* begin Data shown *

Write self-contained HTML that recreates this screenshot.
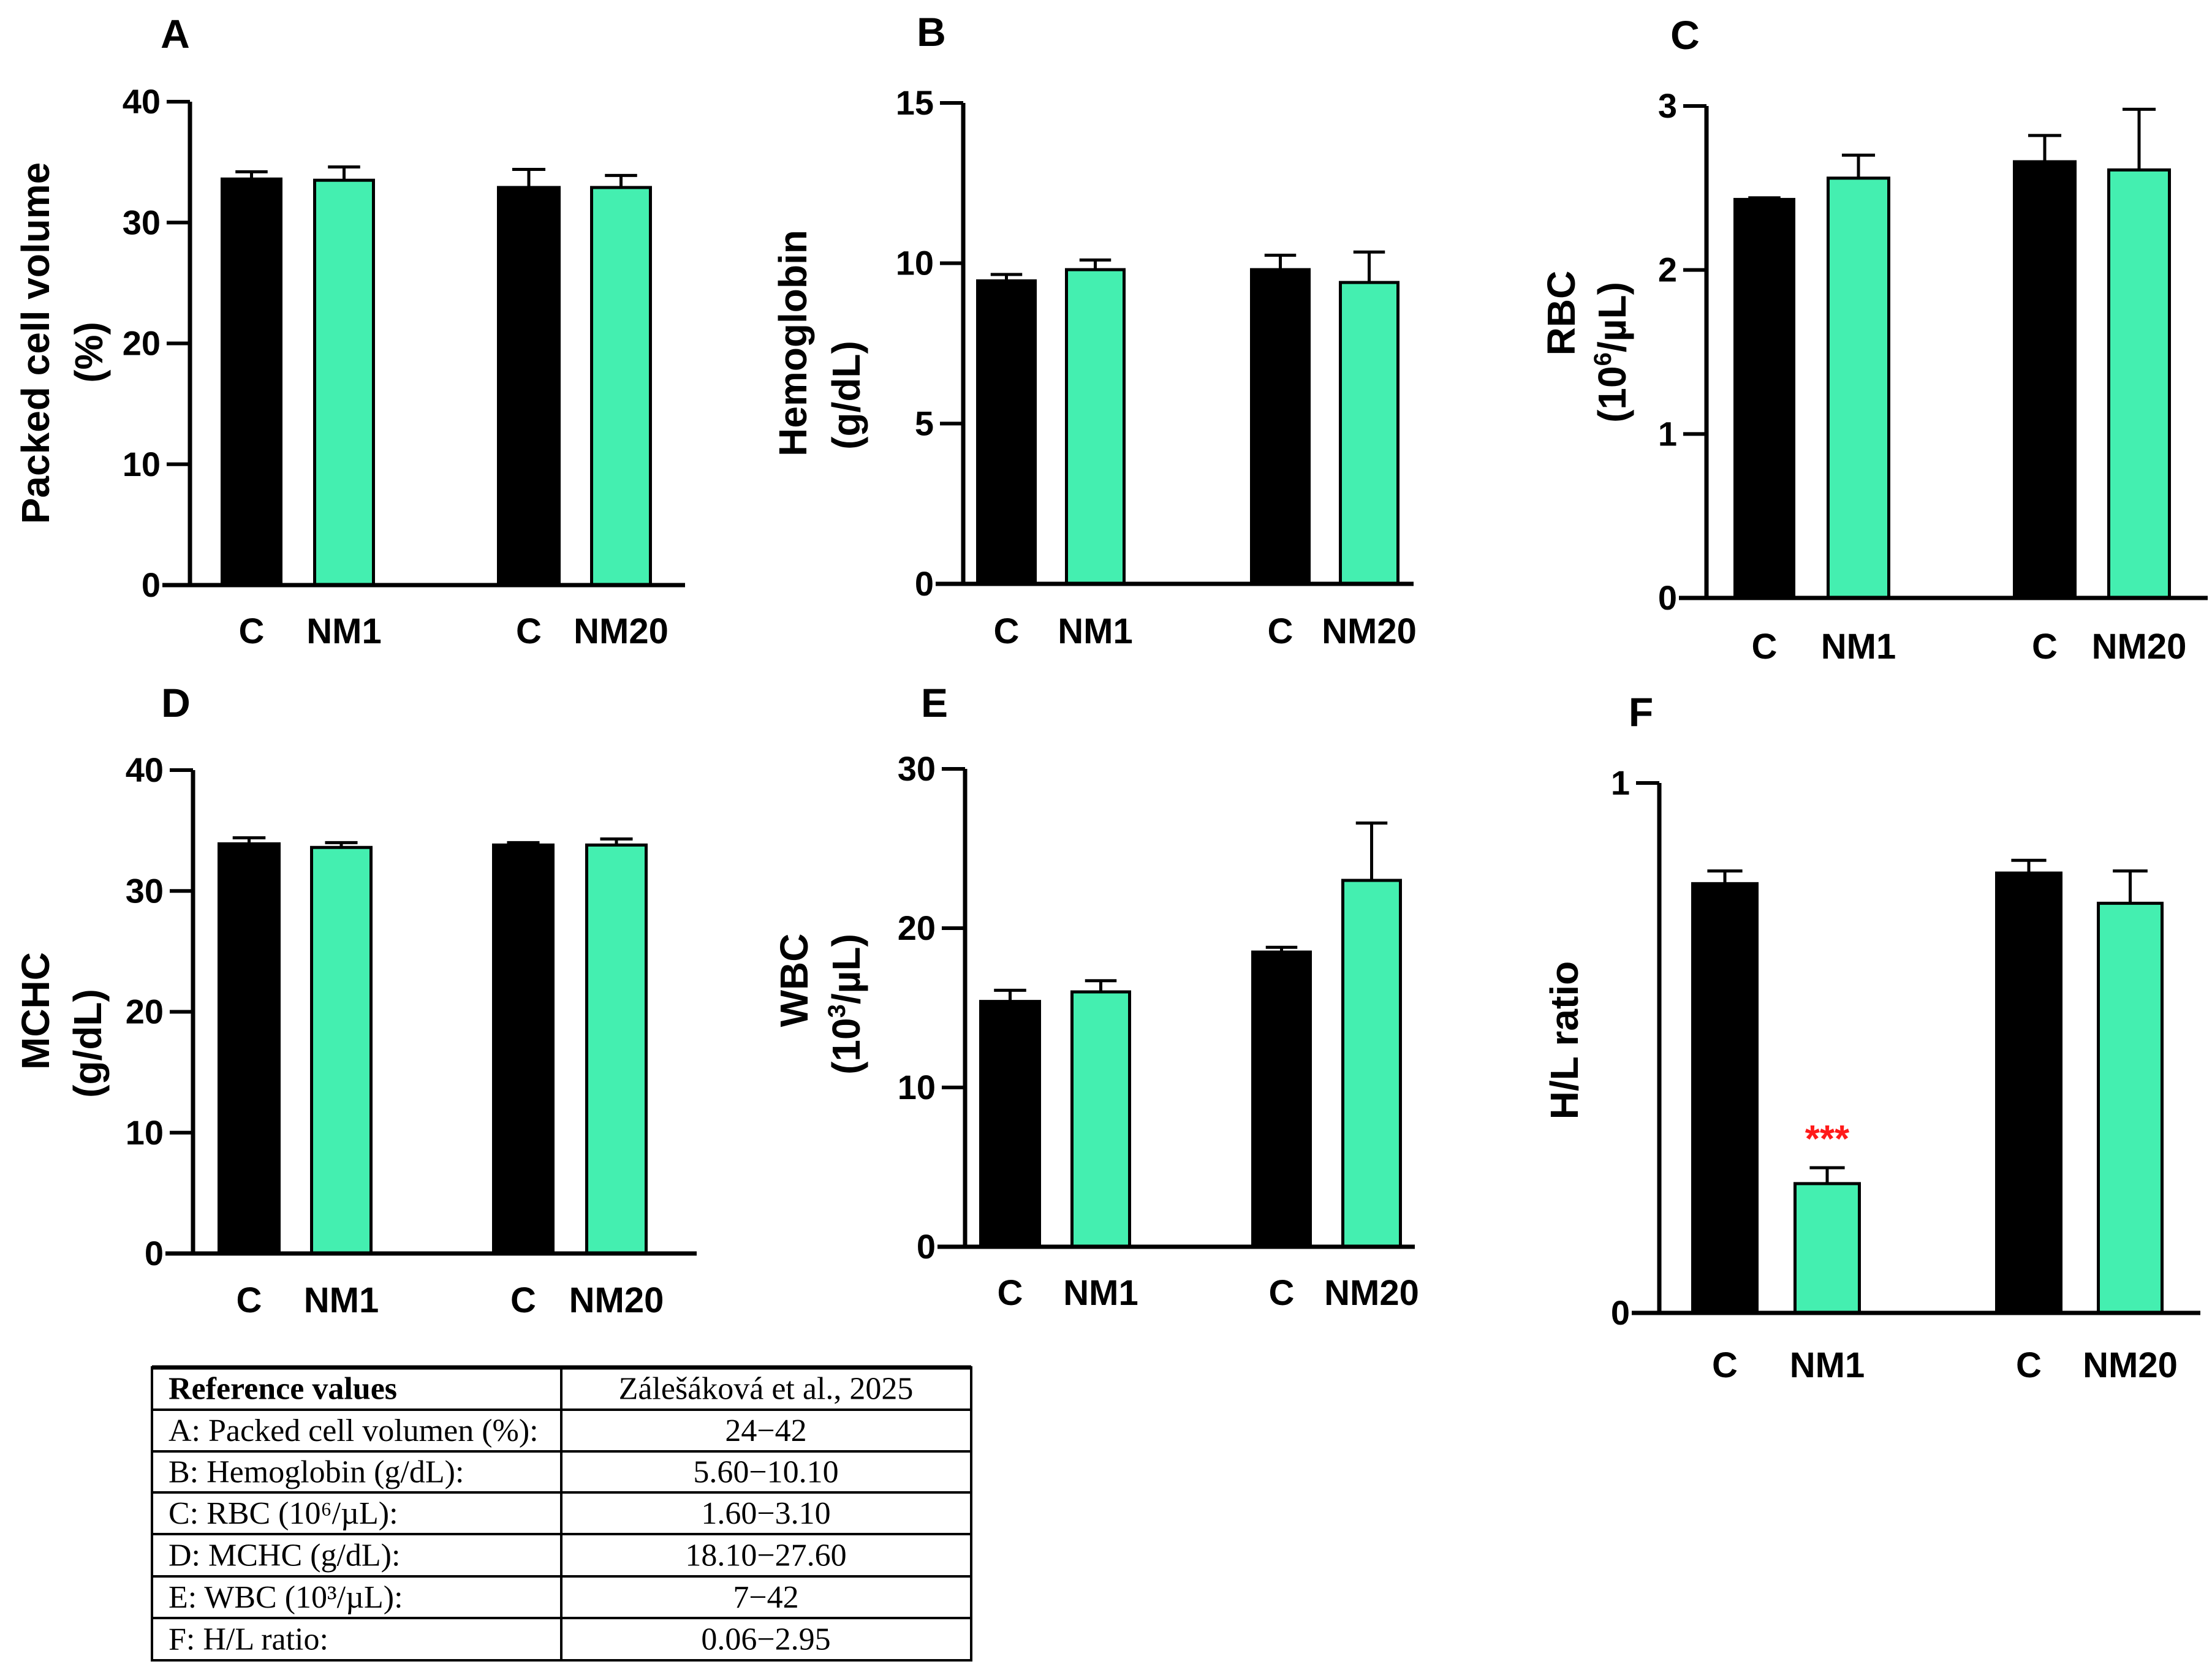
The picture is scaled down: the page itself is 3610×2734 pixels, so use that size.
<!DOCTYPE html>
<html><head><meta charset="utf-8"><style>
html,body{margin:0;padding:0;background:#fff}
svg{display:block}
text{font-family:"Liberation Sans",Arial,sans-serif;font-weight:bold;fill:#000}
.tb{font-family:"Liberation Serif",serif;font-weight:normal;font-size:52px}
</style></head><body>
<svg id="fig" width="3610" height="2734" viewBox="0 0 3610 2734"></svg>
<script>
const categories = ["C","NM1","C","NM20"];
const seriesA = [33.6,33.5,32.9,32.9];
const errA = [34.2,34.6,34.4,33.9];
const seriesB = [9.45,9.8,9.8,9.4];
const errB = [9.65,10.1,10.25,10.35];
const seriesC = [2.43,2.56,2.66,2.61];
const errC = [2.44,2.70,2.82,2.98];
const seriesD = [33.9,33.6,33.8,33.8];
const errD = [34.4,34.0,34.0,34.3];
const seriesE = [15.4,16.0,18.5,23.0];
const errE = [16.1,16.7,18.8,26.6];
const seriesF = [0.81,0.244,0.83,0.773];
const errF = [0.834,0.274,0.854,0.834];
const ticksA = [0,10,20,30,40];
const ticksB = [0,5,10,15];
const ticksC = [0,1,2,3];
const ticksD = [0,10,20,30,40];
const ticksE = [0,10,20,30];
const ticksF = [0,1];

const NS="http://www.w3.org/2000/svg";
const svg=document.getElementById('fig');
function mk(tag,attrs,parent){const e=document.createElementNS(NS,tag);for(const k in attrs)e.setAttribute(k,attrs[k]);(parent||svg).appendChild(e);return e;}

const panels=[
 {id:'a',letter:'A',lx:286,ly:78,ax:310,y0:955,y1:166,xe:1118,bars:[[360,461],[511,612],[811,915],[963,1064]],lab:1030,vals:seriesA,errs:errA,ticks:ticksA,title:[["Packed cell volume",58,560],["(%)",145,575]]},
 {id:'b',letter:'B',lx:1520,ly:75,ax:1572,y0:953,y1:168,xe:2307,bars:[[1593,1692],[1738,1837],[2040,2139],[2185,2284]],lab:1030,vals:seriesB,errs:errB,ticks:ticksB,title:[["Hemoglobin",1294,560],["(g/dL)",1381,645]]},
 {id:'c',letter:'C',lx:2750,ly:80,ax:2785,y0:976,y1:173,xe:3603,bars:[[2829,2930],[2981,3085],[3285,3389],[3439,3543]],lab:1055,vals:seriesC,errs:errC,ticks:ticksC,title:[["RBC",2548,511],["SUP6",2631,575]]},
 {id:'d',letter:'D',lx:287,ly:1170,ax:315,y0:2046,y1:1257,xe:1137,bars:[[355,458],[506,608],[803,905],[955,1057]],lab:2122,vals:seriesD,errs:errD,ticks:ticksD,title:[["MCHC",58,1650],["(g/dL)",143,1703]]},
 {id:'e',letter:'E',lx:1525,ly:1170,ax:1575,y0:2035,y1:1255,xe:2309,bars:[[1598,1699],[1747,1846],[2042,2141],[2189,2288]],lab:2110,vals:seriesE,errs:errE,ticks:ticksE,title:[["WBC",1296,1600],["SUP3",1381,1639]]},
 {id:'f',letter:'F',lx:2678,ly:1185,ax:2708,y0:2143,y1:1278,xe:3591,bars:[[2760,2870],[2927,3037],[3256,3366],[3422,3531]],lab:2228,vals:seriesF,errs:errF,ticks:ticksF,title:[["H/L ratio",2553,1698]]}
];

panels.forEach(p=>{
 const g=mk('g',{});
 
 
 const tmax=p.ticks[p.ticks.length-1];
 const y=v=>p.y0-(v/tmax)*(p.y0-p.y1);
 const L=mk('text',{x:p.lx,y:p.ly,'font-size':66,'text-anchor':'middle'},g);L.textContent=p.letter;
 
 
 p.vals.forEach((v,i)=>{
  const [x0,x1]=p.bars[i];const cx=(x0+x1)/2;const green=i%2===1;
  const eb=mk('path',{d:`M${cx} ${y(v)} V${y(p.errs[i])} M${cx-(x1-x0)*0.26} ${y(p.errs[i])} H${cx+(x1-x0)*0.26}`,stroke:'#000','stroke-width':5,fill:'none'},g);
  
  
  const r=mk('rect',{x:x0+2.5,y:y(v),width:x1-x0-5,height:p.y0-y(v),fill:green?'#44efb0':'#000',stroke:'#000','stroke-width':5},g);
  
  
  const t=mk('text',{x:cx,y:p.lab+20,'font-size':58,'text-anchor':'middle'},g);t.textContent=categories[i];
  
  
 });
 const ax=mk('path',{d:`M${p.ax} ${p.y1} V${p.y0} M${p.ax-45} ${p.y0} H${p.xe}`,stroke:'#000','stroke-width':7,fill:'none'},g);
 
 
 p.ticks.forEach(tv=>{
  mk('path',{d:`M${p.ax-38} ${y(tv)} H${p.ax}`,stroke:'#000','stroke-width':6},g);
  const t=mk('text',{x:p.ax-48,y:y(tv)+19,'font-size':56,'text-anchor':'end'},g);t.textContent=tv;
  
  
 });
 p.title.forEach(([s,x,yy])=>{
  const t=mk('text',{x:x,y:yy,'font-size':64,'text-anchor':'middle',transform:`rotate(-90 ${x} ${yy})`,dy:22},g);
  if(s.startsWith('SUP')){
   t.appendChild(document.createTextNode('(10'));
   const ts=mk('tspan',{'font-size':40,dy:-24},t);ts.textContent=s.slice(3);
   const t2=mk('tspan',{dy:24},t);t2.textContent='/\u00b5L)';
  } else t.textContent=s;
  
  
 });
 if(p.id==='f'){
  const st=mk('text',{x:2982,y:1880,'font-size':62,'text-anchor':'middle',style:'fill:#ff1a1a'},g);st.textContent='***';
  
  
 }
});

// table
const rows=[["Reference values","Zálešáková et al., 2025"],["A: Packed cell volumen (%):","24\u221242"],["B: Hemoglobin (g/dL):","5.60\u221210.10"],["C: RBC (10\u2076/\u00b5L):","1.60\u22123.10"],["D: MCHC (g/dL):","18.10\u221227.60"],["E: WBC (10\u00b3/\u00b5L):","7\u221242"],["F: H/L ratio:","0.06\u22122.95"]];
const tg=mk('g',{});


const ty=[2232,2301,2369,2436,2504,2573,2641,2710];
mk('rect',{x:248,y:2232,width:1337,height:478,fill:'none',stroke:'#000','stroke-width':4},tg);
mk('path',{d:'M248 2232 H1585',stroke:'#000','stroke-width':7},tg);
mk('path',{d:'M916 2232 V2710',stroke:'#000','stroke-width':4},tg);
for(let i=1;i<7;i++)mk('path',{d:`M248 ${ty[i]} H1585`,stroke:'#000','stroke-width':4},tg);
rows.forEach((r,i)=>{
 const yy=(ty[i]+ty[i+1])/2+17;
 const a=mk('text',{x:275,y:yy,class:'tb',style:i===0?'font-weight:bold':''},tg);a.textContent=r[0];
 
 
 const b=mk('text',{x:1250,y:yy,class:'tb','text-anchor':'middle'},tg);b.textContent=r[1];
 
 
});
</script>
</body></html>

* end Data shown *

Reproduce the full listing above verbatim, with no pictures included.

(Answer to the problem):
Write self-contained HTML that recreates this screenshot.
The picture is scaled down: the page itself is 3610×2734 pixels, so use that size.
<!DOCTYPE html>
<html><head><meta charset="utf-8"><style>
html,body{margin:0;padding:0;background:#fff}
svg{display:block}
text{font-family:"Liberation Sans",Arial,sans-serif;font-weight:bold;fill:#000}
.tb{font-family:"Liberation Serif",serif;font-weight:normal;font-size:52px}
</style></head><body>
<svg id="fig" width="3610" height="2734" viewBox="0 0 3610 2734"></svg>
<script>
const categories = ["C","NM1","C","NM20"];
const seriesA = [33.6,33.5,32.9,32.9];
const errA = [34.2,34.6,34.4,33.9];
const seriesB = [9.45,9.8,9.8,9.4];
const errB = [9.65,10.1,10.25,10.35];
const seriesC = [2.43,2.56,2.66,2.61];
const errC = [2.44,2.70,2.82,2.98];
const seriesD = [33.9,33.6,33.8,33.8];
const errD = [34.4,34.0,34.0,34.3];
const seriesE = [15.4,16.0,18.5,23.0];
const errE = [16.1,16.7,18.8,26.6];
const seriesF = [0.81,0.244,0.83,0.773];
const errF = [0.834,0.274,0.854,0.834];
const ticksA = [0,10,20,30,40];
const ticksB = [0,5,10,15];
const ticksC = [0,1,2,3];
const ticksD = [0,10,20,30,40];
const ticksE = [0,10,20,30];
const ticksF = [0,1];

const NS="http://www.w3.org/2000/svg";
const svg=document.getElementById('fig');
function mk(tag,attrs,parent){const e=document.createElementNS(NS,tag);for(const k in attrs)e.setAttribute(k,attrs[k]);(parent||svg).appendChild(e);return e;}

const panels=[
 {id:'a',letter:'A',lx:286,ly:78,ax:310,y0:955,y1:166,xe:1118,bars:[[360,461],[511,612],[811,915],[963,1064]],lab:1030,vals:seriesA,errs:errA,ticks:ticksA,title:[["Packed cell volume",58,560],["(%)",145,575]]},
 {id:'b',letter:'B',lx:1520,ly:75,ax:1572,y0:953,y1:168,xe:2307,bars:[[1593,1692],[1738,1837],[2040,2139],[2185,2284]],lab:1030,vals:seriesB,errs:errB,ticks:ticksB,title:[["Hemoglobin",1294,560],["(g/dL)",1381,645]]},
 {id:'c',letter:'C',lx:2750,ly:80,ax:2785,y0:976,y1:173,xe:3603,bars:[[2829,2930],[2981,3085],[3285,3389],[3439,3543]],lab:1055,vals:seriesC,errs:errC,ticks:ticksC,title:[["RBC",2548,511],["SUP6",2631,575]]},
 {id:'d',letter:'D',lx:287,ly:1170,ax:315,y0:2046,y1:1257,xe:1137,bars:[[355,458],[506,608],[803,905],[955,1057]],lab:2122,vals:seriesD,errs:errD,ticks:ticksD,title:[["MCHC",58,1650],["(g/dL)",143,1703]]},
 {id:'e',letter:'E',lx:1525,ly:1170,ax:1575,y0:2035,y1:1255,xe:2309,bars:[[1598,1699],[1747,1846],[2042,2141],[2189,2288]],lab:2110,vals:seriesE,errs:errE,ticks:ticksE,title:[["WBC",1296,1600],["SUP3",1381,1639]]},
 {id:'f',letter:'F',lx:2678,ly:1185,ax:2708,y0:2143,y1:1278,xe:3591,bars:[[2760,2870],[2927,3037],[3256,3366],[3422,3531]],lab:2228,vals:seriesF,errs:errF,ticks:ticksF,title:[["H/L ratio",2553,1698]]}
];

panels.forEach(p=>{
 const g=mk('g',{});
 
 
 const tmax=p.ticks[p.ticks.length-1];
 const y=v=>p.y0-(v/tmax)*(p.y0-p.y1);
 const L=mk('text',{x:p.lx,y:p.ly,'font-size':66,'text-anchor':'middle'},g);L.textContent=p.letter;
 
 
 p.vals.forEach((v,i)=>{
  const [x0,x1]=p.bars[i];const cx=(x0+x1)/2;const green=i%2===1;
  const eb=mk('path',{d:`M${cx} ${y(v)} V${y(p.errs[i])} M${cx-(x1-x0)*0.26} ${y(p.errs[i])} H${cx+(x1-x0)*0.26}`,stroke:'#000','stroke-width':5,fill:'none'},g);
  
  
  const r=mk('rect',{x:x0+2.5,y:y(v),width:x1-x0-5,height:p.y0-y(v),fill:green?'#44efb0':'#000',stroke:'#000','stroke-width':5},g);
  
  
  const t=mk('text',{x:cx,y:p.lab+20,'font-size':58,'text-anchor':'middle'},g);t.textContent=categories[i];
  
  
 });
 const ax=mk('path',{d:`M${p.ax} ${p.y1} V${p.y0} M${p.ax-45} ${p.y0} H${p.xe}`,stroke:'#000','stroke-width':7,fill:'none'},g);
 
 
 p.ticks.forEach(tv=>{
  mk('path',{d:`M${p.ax-38} ${y(tv)} H${p.ax}`,stroke:'#000','stroke-width':6},g);
  const t=mk('text',{x:p.ax-48,y:y(tv)+19,'font-size':56,'text-anchor':'end'},g);t.textContent=tv;
  
  
 });
 p.title.forEach(([s,x,yy])=>{
  const t=mk('text',{x:x,y:yy,'font-size':64,'text-anchor':'middle',transform:`rotate(-90 ${x} ${yy})`,dy:22},g);
  if(s.startsWith('SUP')){
   t.appendChild(document.createTextNode('(10'));
   const ts=mk('tspan',{'font-size':40,dy:-24},t);ts.textContent=s.slice(3);
   const t2=mk('tspan',{dy:24},t);t2.textContent='/\u00b5L)';
  } else t.textContent=s;
  
  
 });
 if(p.id==='f'){
  const st=mk('text',{x:2982,y:1880,'font-size':62,'text-anchor':'middle',style:'fill:#ff1a1a'},g);st.textContent='***';
  
  
 }
});

// table
const rows=[["Reference values","Zálešáková et al., 2025"],["A: Packed cell volumen (%):","24\u221242"],["B: Hemoglobin (g/dL):","5.60\u221210.10"],["C: RBC (10\u2076/\u00b5L):","1.60\u22123.10"],["D: MCHC (g/dL):","18.10\u221227.60"],["E: WBC (10\u00b3/\u00b5L):","7\u221242"],["F: H/L ratio:","0.06\u22122.95"]];
const tg=mk('g',{});


const ty=[2232,2301,2369,2436,2504,2573,2641,2710];
mk('rect',{x:248,y:2232,width:1337,height:478,fill:'none',stroke:'#000','stroke-width':4},tg);
mk('path',{d:'M248 2232 H1585',stroke:'#000','stroke-width':7},tg);
mk('path',{d:'M916 2232 V2710',stroke:'#000','stroke-width':4},tg);
for(let i=1;i<7;i++)mk('path',{d:`M248 ${ty[i]} H1585`,stroke:'#000','stroke-width':4},tg);
rows.forEach((r,i)=>{
 const yy=(ty[i]+ty[i+1])/2+17;
 const a=mk('text',{x:275,y:yy,class:'tb',style:i===0?'font-weight:bold':''},tg);a.textContent=r[0];
 
 
 const b=mk('text',{x:1250,y:yy,class:'tb','text-anchor':'middle'},tg);b.textContent=r[1];
 
 
});
</script>
</body></html>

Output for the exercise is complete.